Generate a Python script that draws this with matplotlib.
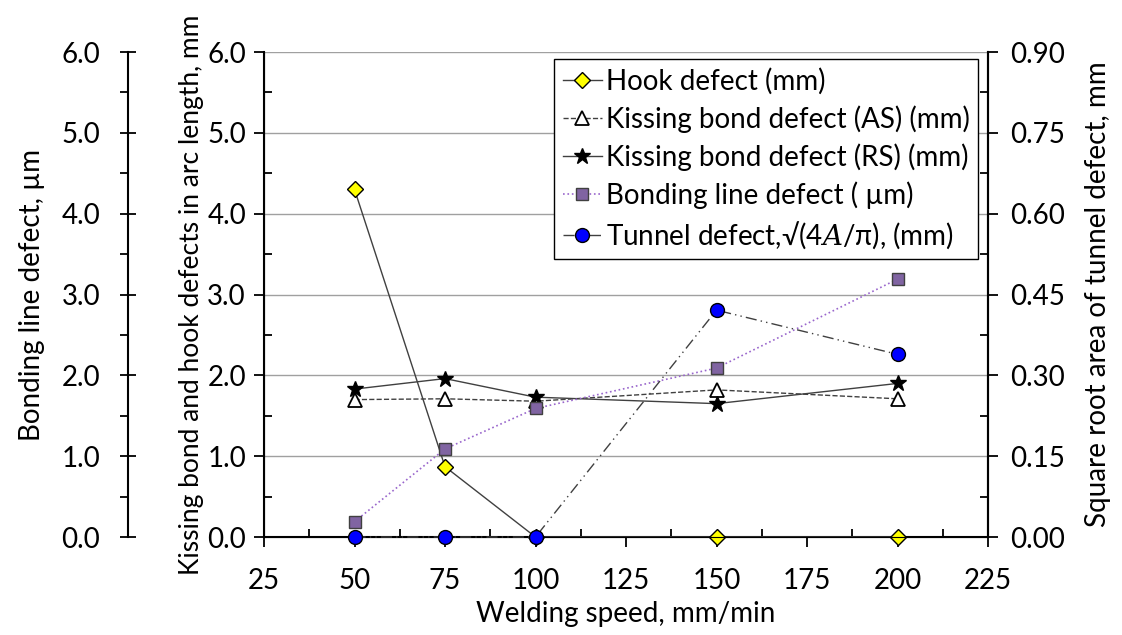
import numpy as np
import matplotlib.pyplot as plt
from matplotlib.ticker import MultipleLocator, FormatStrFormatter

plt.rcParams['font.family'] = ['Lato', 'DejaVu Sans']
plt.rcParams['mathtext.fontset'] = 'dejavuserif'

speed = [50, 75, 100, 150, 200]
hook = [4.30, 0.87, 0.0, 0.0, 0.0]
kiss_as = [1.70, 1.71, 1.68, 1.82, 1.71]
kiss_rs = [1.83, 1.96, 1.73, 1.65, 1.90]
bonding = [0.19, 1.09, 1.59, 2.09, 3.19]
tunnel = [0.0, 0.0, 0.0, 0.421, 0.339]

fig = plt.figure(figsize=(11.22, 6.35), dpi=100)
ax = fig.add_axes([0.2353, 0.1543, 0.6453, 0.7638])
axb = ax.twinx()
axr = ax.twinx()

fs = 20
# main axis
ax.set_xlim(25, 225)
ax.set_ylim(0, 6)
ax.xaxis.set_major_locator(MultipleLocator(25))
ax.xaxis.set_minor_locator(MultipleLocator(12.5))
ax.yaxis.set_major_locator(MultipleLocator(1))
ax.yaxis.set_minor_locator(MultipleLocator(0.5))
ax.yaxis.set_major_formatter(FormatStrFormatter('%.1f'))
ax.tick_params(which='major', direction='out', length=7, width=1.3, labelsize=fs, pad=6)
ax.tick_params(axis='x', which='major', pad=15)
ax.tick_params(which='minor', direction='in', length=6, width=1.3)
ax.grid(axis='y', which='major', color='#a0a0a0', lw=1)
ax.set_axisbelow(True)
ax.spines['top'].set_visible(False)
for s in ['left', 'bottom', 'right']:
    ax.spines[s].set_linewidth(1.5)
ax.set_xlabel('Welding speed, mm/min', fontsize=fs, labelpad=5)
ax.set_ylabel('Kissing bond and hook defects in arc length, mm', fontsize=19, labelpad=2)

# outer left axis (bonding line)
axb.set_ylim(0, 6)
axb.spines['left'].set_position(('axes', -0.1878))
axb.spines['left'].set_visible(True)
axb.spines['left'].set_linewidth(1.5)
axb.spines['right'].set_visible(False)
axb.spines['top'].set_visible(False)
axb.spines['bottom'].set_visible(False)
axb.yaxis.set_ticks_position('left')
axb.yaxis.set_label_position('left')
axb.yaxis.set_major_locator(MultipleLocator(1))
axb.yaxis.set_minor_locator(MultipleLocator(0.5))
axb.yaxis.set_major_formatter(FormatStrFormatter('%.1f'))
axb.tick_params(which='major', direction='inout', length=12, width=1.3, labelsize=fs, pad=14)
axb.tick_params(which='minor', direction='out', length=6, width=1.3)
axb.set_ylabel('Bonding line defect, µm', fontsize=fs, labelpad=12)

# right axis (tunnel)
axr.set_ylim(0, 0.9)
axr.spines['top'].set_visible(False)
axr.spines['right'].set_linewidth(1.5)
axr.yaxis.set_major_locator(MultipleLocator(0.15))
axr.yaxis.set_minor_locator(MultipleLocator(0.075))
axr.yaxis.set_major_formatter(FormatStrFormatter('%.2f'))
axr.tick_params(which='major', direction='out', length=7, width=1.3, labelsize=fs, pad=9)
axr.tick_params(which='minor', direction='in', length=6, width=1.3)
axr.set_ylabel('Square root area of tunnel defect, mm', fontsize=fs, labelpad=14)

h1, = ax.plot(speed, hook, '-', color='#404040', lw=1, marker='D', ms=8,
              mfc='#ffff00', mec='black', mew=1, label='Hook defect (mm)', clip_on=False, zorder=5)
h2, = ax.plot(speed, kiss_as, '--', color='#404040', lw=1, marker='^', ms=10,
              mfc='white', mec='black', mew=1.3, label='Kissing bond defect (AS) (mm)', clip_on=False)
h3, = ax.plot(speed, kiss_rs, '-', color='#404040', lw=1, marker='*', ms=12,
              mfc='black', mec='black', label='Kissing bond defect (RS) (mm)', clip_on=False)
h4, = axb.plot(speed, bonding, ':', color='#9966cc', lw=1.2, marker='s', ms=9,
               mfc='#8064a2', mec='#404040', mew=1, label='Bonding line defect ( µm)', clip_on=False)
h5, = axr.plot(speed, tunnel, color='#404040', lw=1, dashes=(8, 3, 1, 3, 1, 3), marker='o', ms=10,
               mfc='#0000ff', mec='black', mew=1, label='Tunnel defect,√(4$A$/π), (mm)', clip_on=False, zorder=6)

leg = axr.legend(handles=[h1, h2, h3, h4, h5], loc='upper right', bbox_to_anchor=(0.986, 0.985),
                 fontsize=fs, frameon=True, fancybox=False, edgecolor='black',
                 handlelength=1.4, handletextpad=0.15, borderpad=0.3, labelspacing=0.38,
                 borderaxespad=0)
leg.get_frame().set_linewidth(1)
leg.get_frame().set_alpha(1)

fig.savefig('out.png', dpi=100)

▸ **Written task**:
Repeat, word for word and with no pictures, only the lines running from the beginning of the data to the line that contains "ax.set_ylabel('Kissing bond and".

▸ **Response to the exercise**:
Generate a Python script that draws this with matplotlib.
import numpy as np
import matplotlib.pyplot as plt
from matplotlib.ticker import MultipleLocator, FormatStrFormatter

plt.rcParams['font.family'] = ['Lato', 'DejaVu Sans']
plt.rcParams['mathtext.fontset'] = 'dejavuserif'

speed = [50, 75, 100, 150, 200]
hook = [4.30, 0.87, 0.0, 0.0, 0.0]
kiss_as = [1.70, 1.71, 1.68, 1.82, 1.71]
kiss_rs = [1.83, 1.96, 1.73, 1.65, 1.90]
bonding = [0.19, 1.09, 1.59, 2.09, 3.19]
tunnel = [0.0, 0.0, 0.0, 0.421, 0.339]

fig = plt.figure(figsize=(11.22, 6.35), dpi=100)
ax = fig.add_axes([0.2353, 0.1543, 0.6453, 0.7638])
axb = ax.twinx()
axr = ax.twinx()

fs = 20
# main axis
ax.set_xlim(25, 225)
ax.set_ylim(0, 6)
ax.xaxis.set_major_locator(MultipleLocator(25))
ax.xaxis.set_minor_locator(MultipleLocator(12.5))
ax.yaxis.set_major_locator(MultipleLocator(1))
ax.yaxis.set_minor_locator(MultipleLocator(0.5))
ax.yaxis.set_major_formatter(FormatStrFormatter('%.1f'))
ax.tick_params(which='major', direction='out', length=7, width=1.3, labelsize=fs, pad=6)
ax.tick_params(axis='x', which='major', pad=15)
ax.tick_params(which='minor', direction='in', length=6, width=1.3)
ax.grid(axis='y', which='major', color='#a0a0a0', lw=1)
ax.set_axisbelow(True)
ax.spines['top'].set_visible(False)
for s in ['left', 'bottom', 'right']:
    ax.spines[s].set_linewidth(1.5)
ax.set_xlabel('Welding speed, mm/min', fontsize=fs, labelpad=5)
ax.set_ylabel('Kissing bond and hook defects in arc length, mm', fontsize=19, labelpad=2)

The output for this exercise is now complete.